United States Court of Appeals, Tenth Circuit.
May 4, 1970.
June Hayward Stephens, Jr., pro se.
Jeff R. Laird, Asst. U. S. Atty., for the United States.
Before MURRAH, Chief Judge, and LEWIS and HOLLOWAY, Circuit Judges.
This is an appeal from denial of relief without hearing sought by a motion under 28 U.S.C. § 2255, filed with the United States District Court for the District of Oklahoma. In 1953 appellant Stephens pleaded guilty to bank robbery, 18 U.S.C. § 2113(a), (d), and was sentenced to a 25-year term of imprisonment. Five subsequent applications for post-conviction relief, most of them challenging the voluntariness of his plea, have been unsuccessful. See Stephens v. United States, 10 Cir., 376 F.2d 23, cert. denied, 389 U.S. 881, 88 S.Ct. 124, 19 L.Ed.2d 176. In the cited case we held that an appropriate inquiry into the fact of voluntariness had been made, and that it was specifically found that Stephens' plea, entered in the presence of retained counsel, was voluntary in every sense. 376 F.2d at 24.

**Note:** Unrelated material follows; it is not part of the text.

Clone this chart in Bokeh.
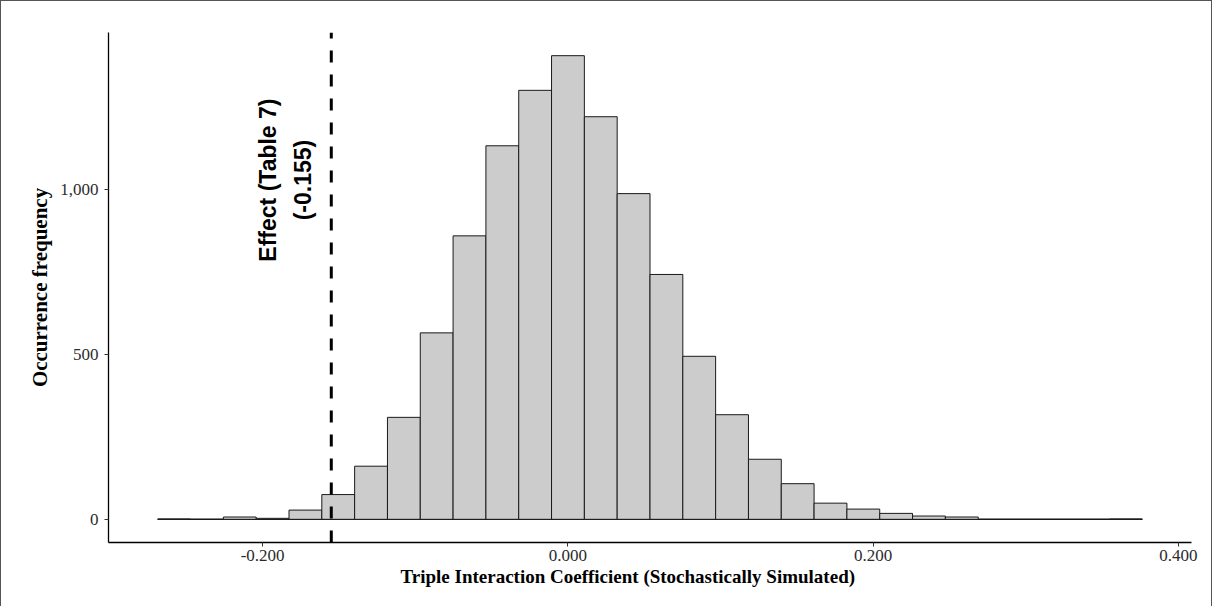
import math
from bokeh.plotting import figure
from bokeh.models import Range1d, NumeralTickFormatter, FixedTicker, ColumnDataSource, Title
from bokeh.core.properties import value
from bokeh.embed import file_html
from bokeh.resources import INLINE

# ---- data ----
bin_start = -0.2687          # left edge of first bin
bin_width = 0.0215           # 30 bins
counts = [1, 0, 7, 3, 28, 75, 161, 309, 565, 859, 1132, 1300, 1405, 1220, 987,
          742, 494, 317, 182, 108, 49, 31, 18, 10, 7, 0, 0, 0, 0, 1]
effect_value = -0.155
effect_label = "Effect (Table 7)\n(-0.155)"
x_ticks = [-0.2, 0.0, 0.2, 0.4]
y_ticks = [0, 500, 1000]
x_title = "Triple Interaction Coefficient (Stochastically Simulated)"
y_title = "Occurrence frequency"

left = [bin_start + i * bin_width for i in range(len(counts))]
right = [l + bin_width for l in left]
src = ColumnDataSource(dict(left=left, right=right, top=counts, bottom=[0] * len(counts)))

x_lo, x_hi = left[0], right[-1]
x_pad = 0.05 * (x_hi - x_lo)
y_max = max(counts)
y_pad = 0.05 * y_max

p = figure(width=1212, height=606,
           x_range=Range1d(x_lo - x_pad, x_hi + x_pad),
           y_range=Range1d(-y_pad, y_max + y_pad),
           output_backend="svg", toolbar_location=None,
           min_border_left=107, min_border_right=22,
           min_border_top=31, min_border_bottom=65)
p.title.visible = False
p.styles = {"border-left": "1px solid #555", "border-top": "1px solid #555",
            "border-right": "1px solid #555"}
p.xgrid.visible = False
p.ygrid.visible = False
p.outline_line_color = None

# baseline across the whole histogram range
p.line(x=[x_lo, x_hi], y=[0, 0], line_color="black", line_width=1.2)
p.quad(left="left", right="right", top="top", bottom="bottom", source=src,
       fill_color="#CCCCCC", line_color="#1a1a1a", line_width=1)

# dashed vertical effect line (drawn from the bottom of the panel upwards)
p.segment(x0=[effect_value], y0=[-y_pad], x1=[effect_value], y1=[y_max + y_pad],
          line_color="black", line_width=3, line_dash="12 12")

p.text(x=[-0.185], y=[1028], text=[effect_label], angle=math.pi / 2,
       text_align="center", text_baseline="middle",
       text_font=value("Liberation Sans"), text_font_style="bold",
       text_font_size="23px", text_line_height=1.35, text_color="black")

for ax in (p.xaxis[0], p.yaxis[0]):
    ax.axis_line_color = "black"
    ax.axis_line_width = 1.3
    ax.major_tick_line_color = "#333333"
    ax.major_tick_in = 0
    ax.major_tick_out = 4
    ax.minor_tick_line_color = None
    ax.major_label_text_font = "Liberation Serif"
    ax.major_label_text_font_size = "17px"
    ax.major_label_text_color = "#2b2b2b"
    ax.axis_label_text_font = "Liberation Serif"
    ax.axis_label_text_font_style = "bold"
    ax.axis_label_text_color = "black"

p.xaxis.ticker = FixedTicker(ticks=x_ticks)
p.xaxis.formatter = NumeralTickFormatter(format="0.000")
p.xaxis.major_label_standoff = 3

# x-axis title, placed slightly left of the panel centre as in the reference
p.add_layout(Title(text=x_title, align="left", offset=292, standoff=0,
                   text_font="Liberation Serif", text_font_style="bold",
                   text_font_size="19px", text_color="black"), "below")

p.yaxis.ticker = FixedTicker(ticks=y_ticks)
p.yaxis.formatter = NumeralTickFormatter(format="0,0")
p.yaxis.axis_label = y_title
p.yaxis.axis_label_text_font_size = "21px"
p.yaxis.major_label_standoff = 6
p.yaxis.axis_label_standoff = 5

open("out.html", "w").write(file_html(p, INLINE))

Stephens' present motion asserts that his guilty plea was involuntary because he was under the influence of drugs at such time and therefore incompetent. After examination of the several files and records applicable to Stephens the trial court denied the motion as constituting a successive motion raising no new grounds for relief. We affirm. The mere recital of a new factual basis purportedly supporting an earlier considered and rejected ground for post-conviction relief need not be given reconsideration, Sanders v. United States, 373 U.S. 1, 83 S.Ct. 1068, 10 L.Ed.2d 148, if the trial court in its discretion does not deem the ends of justice so demand.

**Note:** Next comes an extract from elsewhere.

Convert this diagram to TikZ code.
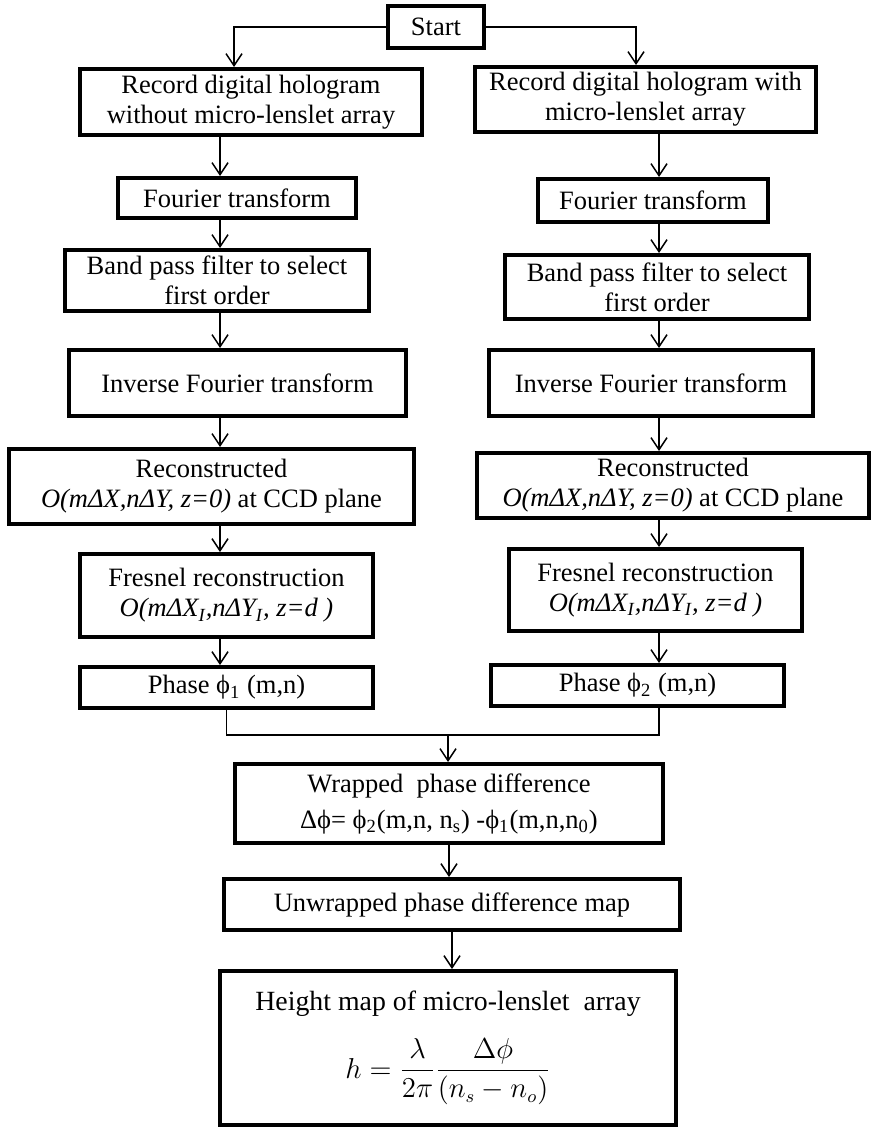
\documentclass[tikz,border=0pt]{standalone}
\usepackage{amsmath}
\usepackage{fontspec}
\setmainfont{Liberation Serif}
\usetikzlibrary{arrows.meta}

\begin{document}
\begin{tikzpicture}[
  x=0.5pt, y=-0.5pt,
  every node/.style={font=\fontsize{13.25pt}{15pt}\selectfont},
  stage/.style={draw, line width=2pt, fill=white, align=center, inner sep=0pt},
  flow/.style={-{Straight Barb[length=6pt,width=8pt]}, line width=0.75pt},
  link/.style={line width=0.75pt},
]
  \useasboundingbox (0,0) rectangle (872,1129);

  % Arrow columns of the two branches and the point where they meet.
  \coordinate (colL) at (220,0);
  \coordinate (colR) at (659,0);
  \coordinate (join) at (448,735);

  \node[stage, minimum width=48pt, minimum height=21pt] (start) at (436,27) {Start};

  % Left branch: hologram without the lenslet array.
  \node[stage, minimum width=171pt, minimum height=33pt] (recL) at (251,102)
    {Record digital hologram\\without micro-lenslet array};
  \node[stage, minimum width=119pt, minimum height=20pt] (fftL) at (237,198) {Fourier transform};
  \node[stage, minimum width=152pt, minimum height=30.5pt] (bpL) at (217,280.5)
    {Band pass filter to select\\first order};
  \node[stage, minimum width=168.5pt, minimum height=33pt] (iftL) at (237.5,383) {Inverse Fourier transform};
  \node[stage, minimum width=202.5pt, minimum height=37.5pt] (ccdL) at (211.5,486.5)
    {Reconstructed\\\textit{O(mΔX,nΔY, z=0)} at CCD plane};
  \node[stage, minimum width=146.5pt, minimum height=41.5pt] (fresL) at (226.5,595.5)
    {Fresnel reconstruction\\\textit{O(mΔX\textsubscript{I},nΔY\textsubscript{I}, z=d )}};
  \node[stage, minimum width=146.5pt, minimum height=20.5pt] (phL) at (226.5,687.5)
    {Phase ϕ\textsubscript{1} (m,n)};

  % Right branch: hologram with the lenslet array.
  \node[stage, minimum width=170.5pt, minimum height=32.5pt] (recR) at (645.5,99.5)
    {Record digital hologram with\\micro-lenslet array};
  \node[stage, minimum width=115pt, minimum height=21.5pt] (fftR) at (653,200.5) {Fourier transform};
  \node[stage, minimum width=152pt, minimum height=32pt] (bpR) at (657,287)
    {Band pass filter to select\\first order};
  \node[stage, minimum width=162pt, minimum height=33pt] (iftR) at (651,383) {Inverse Fourier transform};
  \node[stage, minimum width=196pt, minimum height=32.5pt] (ccdR) at (673,485.5)
    {Reconstructed\\\textit{O(mΔX,nΔY, z=0)} at CCD plane};
  \node[stage, minimum width=146.5pt, minimum height=41pt] (fresR) at (655.5,590)
    {Fresnel reconstruction\\\textit{O(mΔX\textsubscript{I},nΔY\textsubscript{I}, z=d )}};
  \node[stage, minimum width=146.5pt, minimum height=20.5pt] (phR) at (637.5,685.5)
    {Phase ϕ\textsubscript{2} (m,n)};

  % Common tail.
  \node[stage, minimum width=214pt, minimum height=39.5pt] (wrap) at (449,803.5)
    {Wrapped\ \ phase difference\\[3pt]
     Δϕ= ϕ\textsubscript{2}(m,n, n\textsubscript{s}) -ϕ\textsubscript{1}(m,n,n\textsubscript{0})};
  \node[stage, minimum width=228pt, minimum height=25.5pt] (unwrap) at (452,904.5)
    {Unwrapped phase difference map};
  \node[stage, minimum width=228pt, minimum height=77pt] (height) at (448,1048)
    {\fontsize{13.9pt}{15pt}\selectfont Height map of micro-lenslet\ \ array\\[10pt]
     $h=\dfrac{\lambda}{2\pi}\dfrac{\Delta\phi}{\left(n_s-n_o\right)}$};

  % Connectors.
  \draw[flow] (start.west) -| ([xshift=-8.5pt]recL.north);
  \draw[flow] (start.east) -| ([xshift=-4.75pt]recR.north);
  \draw[flow] (recL.south -| colL) -- (fftL.north -| colL);
  \draw[flow] (fftL.south -| colL) -- (bpL.north -| colL);
  \draw[flow] (bpL.south -| colL) -- (iftL.north -| colL);
  \draw[flow] (iftL.south -| colL) -- (ccdL.north -| colL);
  \draw[flow] (ccdL.south -| colL) -- (fresL.north -| colL);
  \draw[flow] (fresL.south -| colL) -- (phL.north -| colL);
  \draw[flow] (recR.south -| colR) -- (fftR.north -| colR);
  \draw[flow] (fftR.south -| colR) -- (bpR.north -| colR);
  \draw[flow] (bpR.south -| colR) -- (iftR.north -| colR);
  \draw[flow] (iftR.south -| colR) -- (ccdR.north -| colR);
  \draw[flow] (ccdR.south -| colR) -- (fresR.north -| colR);
  \draw[flow] (fresR.south -| colR) -- (phR.north -| colR);
  \draw[link] (phL.south) |- (join);
  \draw[link] (phR.south -| colR) |- (join);
  \draw[flow] (join) -- (wrap.north -| join);
  \draw[flow] (wrap.south) -- (wrap.south |- unwrap.north);
  \draw[flow] (unwrap.south) -- (unwrap.south |- height.north);
\end{tikzpicture}
\end{document}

Stephens' motion here considered is inartfully drawn and contains references to "non compos mentis" and other such generalities. The trial court interpreted the motion as a claim to mental incompetency through use of narcotics resulting in an involuntary plea. We consider such an interpretation to be proper and justified. Mental incompetency may give a right to post-conviction relief on grounds not contained within the ambit of a former plea, and a new "ground," as that term is defined in Sanders, cannot be considered as repetitive. 373 U.S. at 16, 83 S.Ct. 1068. However, after six applications and the lapse of 17 years since imposition of sentence, the possibility of abuse of process is very apparent. See 373 U.S. at 17-18, 83 S.Ct. 1068, citing cases; Price v. Johnston, 334 U.S. 266, 292, 68 S.Ct. 1049, 92 L.Ed. 1356.
Stephens was notified that this court was considering summary affirmance and took the opportunity afforded him to oppose such disposition in memoranda addressing the merits. After a thorough consideration of the files and records in this case we are convinced that further briefing and oral argument is unnecessary. The judgment of the district court is affirmed on our own motion.